Directive:
Print all the records exactly, please.

....

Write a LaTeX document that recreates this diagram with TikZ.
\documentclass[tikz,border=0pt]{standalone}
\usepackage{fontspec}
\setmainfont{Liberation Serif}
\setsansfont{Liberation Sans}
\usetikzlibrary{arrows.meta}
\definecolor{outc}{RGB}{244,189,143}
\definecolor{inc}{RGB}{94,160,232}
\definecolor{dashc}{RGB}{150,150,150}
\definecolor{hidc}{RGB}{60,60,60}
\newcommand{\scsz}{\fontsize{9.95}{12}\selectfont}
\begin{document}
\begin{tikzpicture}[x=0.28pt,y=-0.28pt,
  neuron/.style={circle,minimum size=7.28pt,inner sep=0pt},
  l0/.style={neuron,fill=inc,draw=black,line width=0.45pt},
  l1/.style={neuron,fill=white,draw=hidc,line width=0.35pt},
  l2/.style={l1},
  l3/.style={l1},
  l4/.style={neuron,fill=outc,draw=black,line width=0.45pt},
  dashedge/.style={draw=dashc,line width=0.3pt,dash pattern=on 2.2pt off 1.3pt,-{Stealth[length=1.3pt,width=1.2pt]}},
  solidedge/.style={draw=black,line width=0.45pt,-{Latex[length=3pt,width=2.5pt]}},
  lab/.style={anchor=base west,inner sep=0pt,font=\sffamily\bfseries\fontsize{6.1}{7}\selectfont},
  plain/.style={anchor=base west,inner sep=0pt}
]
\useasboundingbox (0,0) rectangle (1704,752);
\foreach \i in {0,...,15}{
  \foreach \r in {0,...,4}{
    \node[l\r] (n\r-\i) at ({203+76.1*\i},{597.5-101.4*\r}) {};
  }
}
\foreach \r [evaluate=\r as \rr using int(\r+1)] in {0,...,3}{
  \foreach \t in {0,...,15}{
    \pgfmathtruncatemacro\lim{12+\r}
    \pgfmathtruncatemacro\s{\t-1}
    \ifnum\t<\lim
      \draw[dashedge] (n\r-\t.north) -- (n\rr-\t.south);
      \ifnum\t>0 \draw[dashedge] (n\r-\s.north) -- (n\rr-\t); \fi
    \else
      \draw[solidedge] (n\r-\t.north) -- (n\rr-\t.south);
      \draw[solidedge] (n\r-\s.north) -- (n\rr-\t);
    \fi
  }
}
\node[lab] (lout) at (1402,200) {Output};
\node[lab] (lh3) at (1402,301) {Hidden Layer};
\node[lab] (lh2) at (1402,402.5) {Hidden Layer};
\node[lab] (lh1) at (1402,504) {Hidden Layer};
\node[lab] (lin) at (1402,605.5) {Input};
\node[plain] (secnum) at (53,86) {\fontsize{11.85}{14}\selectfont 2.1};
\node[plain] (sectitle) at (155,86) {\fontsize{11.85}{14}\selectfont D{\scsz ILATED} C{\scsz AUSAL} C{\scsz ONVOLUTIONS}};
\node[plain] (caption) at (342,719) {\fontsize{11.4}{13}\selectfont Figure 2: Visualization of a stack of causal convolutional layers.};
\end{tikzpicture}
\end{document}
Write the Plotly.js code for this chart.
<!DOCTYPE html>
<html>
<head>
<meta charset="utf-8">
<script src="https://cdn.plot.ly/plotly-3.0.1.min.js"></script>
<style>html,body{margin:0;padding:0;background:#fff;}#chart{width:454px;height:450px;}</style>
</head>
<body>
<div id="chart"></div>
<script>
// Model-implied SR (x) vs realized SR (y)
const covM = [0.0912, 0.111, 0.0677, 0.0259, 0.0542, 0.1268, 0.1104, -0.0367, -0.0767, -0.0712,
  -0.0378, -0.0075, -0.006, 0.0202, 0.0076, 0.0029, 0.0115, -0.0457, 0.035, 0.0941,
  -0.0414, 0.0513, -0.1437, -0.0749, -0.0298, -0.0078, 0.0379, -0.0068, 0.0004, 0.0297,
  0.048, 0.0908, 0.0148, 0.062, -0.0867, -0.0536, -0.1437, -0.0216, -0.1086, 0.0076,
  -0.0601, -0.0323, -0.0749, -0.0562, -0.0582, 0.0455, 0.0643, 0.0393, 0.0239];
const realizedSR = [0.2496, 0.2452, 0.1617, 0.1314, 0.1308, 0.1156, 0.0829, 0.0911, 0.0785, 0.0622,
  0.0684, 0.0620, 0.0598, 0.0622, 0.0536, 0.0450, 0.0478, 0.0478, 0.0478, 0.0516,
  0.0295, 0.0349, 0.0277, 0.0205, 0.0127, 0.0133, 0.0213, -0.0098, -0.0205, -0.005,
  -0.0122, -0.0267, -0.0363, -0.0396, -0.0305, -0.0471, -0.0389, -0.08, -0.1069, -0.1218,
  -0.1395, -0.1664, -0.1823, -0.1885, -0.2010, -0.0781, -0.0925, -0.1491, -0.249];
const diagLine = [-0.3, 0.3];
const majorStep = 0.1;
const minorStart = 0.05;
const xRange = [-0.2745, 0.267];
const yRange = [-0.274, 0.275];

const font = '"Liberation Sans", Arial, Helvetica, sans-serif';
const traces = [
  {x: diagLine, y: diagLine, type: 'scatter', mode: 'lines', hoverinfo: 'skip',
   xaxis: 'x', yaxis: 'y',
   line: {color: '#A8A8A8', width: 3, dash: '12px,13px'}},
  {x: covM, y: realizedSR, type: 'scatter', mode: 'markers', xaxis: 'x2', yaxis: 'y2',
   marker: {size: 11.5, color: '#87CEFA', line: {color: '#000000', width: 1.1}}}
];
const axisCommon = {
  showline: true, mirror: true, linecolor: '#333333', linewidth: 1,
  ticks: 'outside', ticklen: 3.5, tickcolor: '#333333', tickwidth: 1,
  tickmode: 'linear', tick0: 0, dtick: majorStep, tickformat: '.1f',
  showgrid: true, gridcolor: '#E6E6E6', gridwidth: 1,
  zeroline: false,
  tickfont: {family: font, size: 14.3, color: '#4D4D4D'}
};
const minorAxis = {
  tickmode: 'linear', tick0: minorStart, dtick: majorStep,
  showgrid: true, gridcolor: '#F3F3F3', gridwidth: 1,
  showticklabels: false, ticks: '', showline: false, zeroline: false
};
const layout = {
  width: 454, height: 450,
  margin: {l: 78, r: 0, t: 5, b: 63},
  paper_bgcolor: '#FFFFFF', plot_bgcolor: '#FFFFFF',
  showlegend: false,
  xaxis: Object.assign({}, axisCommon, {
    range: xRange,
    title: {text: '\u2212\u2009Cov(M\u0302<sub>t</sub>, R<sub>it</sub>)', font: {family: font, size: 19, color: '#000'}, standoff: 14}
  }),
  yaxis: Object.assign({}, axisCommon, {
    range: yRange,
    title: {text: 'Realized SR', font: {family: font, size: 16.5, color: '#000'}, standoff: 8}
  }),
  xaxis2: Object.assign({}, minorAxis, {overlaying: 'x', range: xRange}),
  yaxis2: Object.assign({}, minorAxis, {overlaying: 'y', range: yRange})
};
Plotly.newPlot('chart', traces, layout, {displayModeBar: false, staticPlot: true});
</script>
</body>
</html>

....

Response for this exercise:
Write a LaTeX document that recreates this diagram with TikZ.
\documentclass[tikz,border=0pt]{standalone}
\usepackage{fontspec}
\setmainfont{Liberation Serif}
\setsansfont{Liberation Sans}
\usetikzlibrary{arrows.meta}
\definecolor{outc}{RGB}{244,189,143}
\definecolor{inc}{RGB}{94,160,232}
\definecolor{dashc}{RGB}{150,150,150}
\definecolor{hidc}{RGB}{60,60,60}
\newcommand{\scsz}{\fontsize{9.95}{12}\selectfont}
\begin{document}
\begin{tikzpicture}[x=0.28pt,y=-0.28pt,
  neuron/.style={circle,minimum size=7.28pt,inner sep=0pt},
  l0/.style={neuron,fill=inc,draw=black,line width=0.45pt},
  l1/.style={neuron,fill=white,draw=hidc,line width=0.35pt},
  l2/.style={l1},
  l3/.style={l1},
  l4/.style={neuron,fill=outc,draw=black,line width=0.45pt},
  dashedge/.style={draw=dashc,line width=0.3pt,dash pattern=on 2.2pt off 1.3pt,-{Stealth[length=1.3pt,width=1.2pt]}},
  solidedge/.style={draw=black,line width=0.45pt,-{Latex[length=3pt,width=2.5pt]}},
  lab/.style={anchor=base west,inner sep=0pt,font=\sffamily\bfseries\fontsize{6.1}{7}\selectfont},
  plain/.style={anchor=base west,inner sep=0pt}
]
\useasboundingbox (0,0) rectangle (1704,752);
\foreach \i in {0,...,15}{
  \foreach \r in {0,...,4}{
    \node[l\r] (n\r-\i) at ({203+76.1*\i},{597.5-101.4*\r}) {};
  }
}
\foreach \r [evaluate=\r as \rr using int(\r+1)] in {0,...,3}{
  \foreach \t in {0,...,15}{
    \pgfmathtruncatemacro\lim{12+\r}
    \pgfmathtruncatemacro\s{\t-1}
    \ifnum\t<\lim
      \draw[dashedge] (n\r-\t.north) -- (n\rr-\t.south);
      \ifnum\t>0 \draw[dashedge] (n\r-\s.north) -- (n\rr-\t); \fi
    \else
      \draw[solidedge] (n\r-\t.north) -- (n\rr-\t.south);
      \draw[solidedge] (n\r-\s.north) -- (n\rr-\t);
    \fi
  }
}
\node[lab] (lout) at (1402,200) {Output};
\node[lab] (lh3) at (1402,301) {Hidden Layer};
\node[lab] (lh2) at (1402,402.5) {Hidden Layer};
\node[lab] (lh1) at (1402,504) {Hidden Layer};
\node[lab] (lin) at (1402,605.5) {Input};
\node[plain] (secnum) at (53,86) {\fontsize{11.85}{14}\selectfont 2.1};
\node[plain] (sectitle) at (155,86) {\fontsize{11.85}{14}\selectfont D{\scsz ILATED} C{\scsz AUSAL} C{\scsz ONVOLUTIONS}};
\node[plain] (caption) at (342,719) {\fontsize{11.4}{13}\selectfont Figure 2: Visualization of a stack of causal convolutional layers.};
\end{tikzpicture}
\end{document}
Write the Plotly.js code for this chart.
<!DOCTYPE html>
<html>
<head>
<meta charset="utf-8">
<script src="https://cdn.plot.ly/plotly-3.0.1.min.js"></script>
<style>html,body{margin:0;padding:0;background:#fff;}#chart{width:454px;height:450px;}</style>
</head>
<body>
<div id="chart"></div>
<script>
// Model-implied SR (x) vs realized SR (y)
const covM = [0.0912, 0.111, 0.0677, 0.0259, 0.0542, 0.1268, 0.1104, -0.0367, -0.0767, -0.0712,
  -0.0378, -0.0075, -0.006, 0.0202, 0.0076, 0.0029, 0.0115, -0.0457, 0.035, 0.0941,
  -0.0414, 0.0513, -0.1437, -0.0749, -0.0298, -0.0078, 0.0379, -0.0068, 0.0004, 0.0297,
  0.048, 0.0908, 0.0148, 0.062, -0.0867, -0.0536, -0.1437, -0.0216, -0.1086, 0.0076,
  -0.0601, -0.0323, -0.0749, -0.0562, -0.0582, 0.0455, 0.0643, 0.0393, 0.0239];
const realizedSR = [0.2496, 0.2452, 0.1617, 0.1314, 0.1308, 0.1156, 0.0829, 0.0911, 0.0785, 0.0622,
  0.0684, 0.0620, 0.0598, 0.0622, 0.0536, 0.0450, 0.0478, 0.0478, 0.0478, 0.0516,
  0.0295, 0.0349, 0.0277, 0.0205, 0.0127, 0.0133, 0.0213, -0.0098, -0.0205, -0.005,
  -0.0122, -0.0267, -0.0363, -0.0396, -0.0305, -0.0471, -0.0389, -0.08, -0.1069, -0.1218,
  -0.1395, -0.1664, -0.1823, -0.1885, -0.2010, -0.0781, -0.0925, -0.1491, -0.249];
const diagLine = [-0.3, 0.3];
const majorStep = 0.1;
const minorStart = 0.05;
const xRange = [-0.2745, 0.267];
const yRange = [-0.274, 0.275];

const font = '"Liberation Sans", Arial, Helvetica, sans-serif';
const traces = [
  {x: diagLine, y: diagLine, type: 'scatter', mode: 'lines', hoverinfo: 'skip',
   xaxis: 'x', yaxis: 'y',
   line: {color: '#A8A8A8', width: 3, dash: '12px,13px'}},
  {x: covM, y: realizedSR, type: 'scatter', mode: 'markers', xaxis: 'x2', yaxis: 'y2',
   marker: {size: 11.5, color: '#87CEFA', line: {color: '#000000', width: 1.1}}}
];
const axisCommon = {
  showline: true, mirror: true, linecolor: '#333333', linewidth: 1,
  ticks: 'outside', ticklen: 3.5, tickcolor: '#333333', tickwidth: 1,
  tickmode: 'linear', tick0: 0, dtick: majorStep, tickformat: '.1f',
  showgrid: true, gridcolor: '#E6E6E6', gridwidth: 1,
  zeroline: false,
  tickfont: {family: font, size: 14.3, color: '#4D4D4D'}
};
const minorAxis = {
  tickmode: 'linear', tick0: minorStart, dtick: majorStep,
  showgrid: true, gridcolor: '#F3F3F3', gridwidth: 1,
  showticklabels: false, ticks: '', showline: false, zeroline: false
};
const layout = {
  width: 454, height: 450,
  margin: {l: 78, r: 0, t: 5, b: 63},
  paper_bgcolor: '#FFFFFF', plot_bgcolor: '#FFFFFF',
  showlegend: false,
  xaxis: Object.assign({}, axisCommon, {
    range: xRange,
    title: {text: '\u2212\u2009Cov(M\u0302<sub>t</sub>, R<sub>it</sub>)', font: {family: font, size: 19, color: '#000'}, standoff: 14}
  }),
  yaxis: Object.assign({}, axisCommon, {
    range: yRange,
    title: {text: 'Realized SR', font: {family: font, size: 16.5, color: '#000'}, standoff: 8}
  }),
  xaxis2: Object.assign({}, minorAxis, {overlaying: 'x', range: xRange}),
  yaxis2: Object.assign({}, minorAxis, {overlaying: 'y', range: yRange})
};
Plotly.newPlot('chart', traces, layout, {displayModeBar: false, staticPlot: true});
</script>
</body>
</html>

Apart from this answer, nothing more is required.